Approximately 60% or 5 billion oz of the total 8.35 billion oz of silver mine supply from 2010-2019 was economically lost.  Now, compare that to the estimated 123 million ounces or only 12% of the gold mine supply lost over the past decade.  Thus, 88+% of the 1+ billion oz of gold mined over the same period can still be counted as Above-Ground stocks.  Most of the gold that was economically lost 2010-2019 was in the technology sector.  According to the World Gold Council, over those ten years, gold consumption in the technology sector was 116 million oz.  While some of this high-tech gold is recycled, 90% of global gold recycling comes from scrap gold jewelry (Source: World Gold Council).

Unfortunately, most people who buy silver jewelry end up throwing it away rather than selling it for scrap recycling.  It’s just not worth the effort and time to drive to the pawnshop to sell $10-$25 worth of silver jewelry.  Thus, the majority of silver jewelry that was fabricated over the past 50 years is likely never to be recycled.  Sure, if the silver price goes up to $100, we may see more silver jewelry recycling, but I doubt we will see billions of ounces come back in the market.

For example, over the past decade, of the 1.86 billion ounces of total world silver recycling, jewelry scrap supply only accounted for 12% of that total.  Thus, of the total 1.87 billion oz of silver jewelry demand 2010-2019, I determined that at a conservative 15%, only 281 million oz may be recycled.  No, it’s not a typo.  Total silver recycling from that ten-year period was 1.86 billion oz versus 1.87 billion oz of silver jewelry demand.  Source for both silver recycling and mine supply comes from the Silver Institute’s World Silver Surveys.

Now, if we add the total world silver mine supply from 2010 to 2019, it equals 8.35 billion oz:

Here is why silver will be a much better-performing investment asset in the future than gold.

Silver vs. Gold:  Mine Supply & Recycling (2010-2019)

  • Global Silver Mine Supply = 8.35 billion oz
  • Global Silver Recycling = 1.86 billion oz
  • Silver Recycling-Mine Supply Ratio = 22%
  • Global Gold Mine Supply = 1.03 billion oz
  • Global Gold Recycling = 424 million oz
  • Gold Recycling-Mine Supply Ratio = 42%

Because only 8% of world gold demand is in the technology sector (2010-2019) versus approximately 50% for silver industrial consumption, most silver mined is economically lost forever.  During the ten-year period, 4.8 billion oz of silver was consumed in the industrial sector.  On average, only 20% of the annual industrial silver demand is recycled.  Thus, less than 1 billion oz of that total 4.8 billion consumed in the industrial sector will likely be recovered.

Thus, adding up the possible recycling from that 8.35 billion of silver mine supply in the Industrial, Jewelry and Silverware sectors, and adding it to the physical silver investment demand (assumed at 100% recycled), I arrived at approximately 3.3 billion oz of silver NOT ECONOMICALLY LOST.  By subtracting the two, I came up with the 5 billion oz of Economically Lost silver supply.

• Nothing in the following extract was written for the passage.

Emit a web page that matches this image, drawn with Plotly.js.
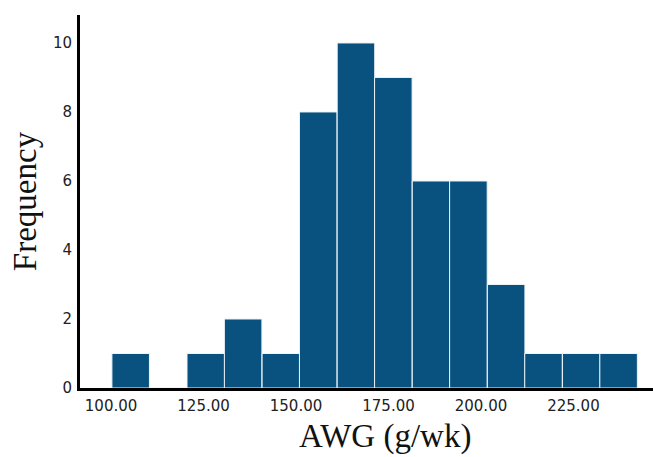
<!DOCTYPE html>
<html>
<head>
<meta charset="utf-8">
<script src="https://cdn.plot.ly/plotly-3.0.1.min.js"></script>
<style>html,body{margin:0;padding:0;background:#fff;}#chart{width:653px;height:457px;}</style>
</head>
<body>
<div id="chart"></div>
<script>
// Bin centers of the AWG histogram (g/wk) and the frequency in each bin
var binCenters = [105.3, 115.4, 125.6, 135.7, 145.9, 156.0, 166.2, 176.3, 186.5, 196.6, 206.8, 216.9, 227.1, 237.2];
var binWidth = 10.15;
var frequencies = [1, 0, 1, 2, 1, 8, 10, 9, 6, 6, 3, 1, 1, 1];
var xTicks = [100, 125, 150, 175, 200, 225];
var yTicks = [0, 2, 4, 6, 8, 10];
var xTitle = 'AWG (g/wk)';
var yTitle = 'Frequency';

var trace = {
  type: 'bar',
  x: binCenters,
  y: frequencies,
  width: binCenters.map(function(){ return binWidth; }),
  marker: { color: 'rgb(9,82,128)', line: { color: '#eef4f8', width: 1 } },
  hoverinfo: 'x+y'
};

var layout = {
  width: 653, height: 457,
  margin: { l: 80, r: 0, t: 15, b: 69 },
  paper_bgcolor: '#fff', plot_bgcolor: '#fff',
  showlegend: false,
  bargap: 0,
  xaxis: {
    range: [91.6, 246.5],
    tickvals: xTicks,
    ticktext: xTicks.map(function(v){ return v.toFixed(2); }),
    ticks: '',
    ticklabelstandoff: 2,
    showgrid: false, zeroline: false,
    showline: true, linecolor: '#000', linewidth: 3,
    tickfont: { family: 'DejaVu Sans', size: 15, color: '#222' }
  },
  yaxis: {
    range: [0, 10.81],
    tickvals: yTicks,
    ticks: '',
    ticklabelstandoff: 2,
    showgrid: false, zeroline: false,
    showline: true, linecolor: '#000', linewidth: 3,
    tickfont: { family: 'DejaVu Sans', size: 15, color: '#222' },
    title: { text: yTitle, font: { family: 'Liberation Serif', size: 33, color: '#111' }, standoff: 7 }
  },
  annotations: [{
    text: xTitle, xref: 'paper', yref: 'paper', x: 0.532, y: -0.184,
    xanchor: 'center', yanchor: 'bottom', showarrow: false,
    font: { family: 'Liberation Serif', size: 33, color: '#111' }
  }]
};

Plotly.newPlot('chart', [trace], layout, { displayModeBar: false, staticPlot: true });
</script>
</body>
</html>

Again, this is just a simple calculation.  Now, some might say, “If silver price shoots back up to $50, wouldn’t that bring on a lot more silver scrap recycling?”  It may.  However, in 2011 when the silver price reached $50, the total amount recycled was 230 million oz.  Even if we say 250 million oz per year over a decade, that would only be 2.5 billion oz of recycling.  That is still far below the 8.35 billion oz of total global silver mine supply over that period.

Silver investors are sitting on an excellent investment that few understand the powerful fundamental dynamics.  I say, let the Federal Reserve and U.S. Government continue to print trillions to prop up the markets.  The more money they print and the more debt is added to the system, the better the fundamentals to own precious metals, especially silver.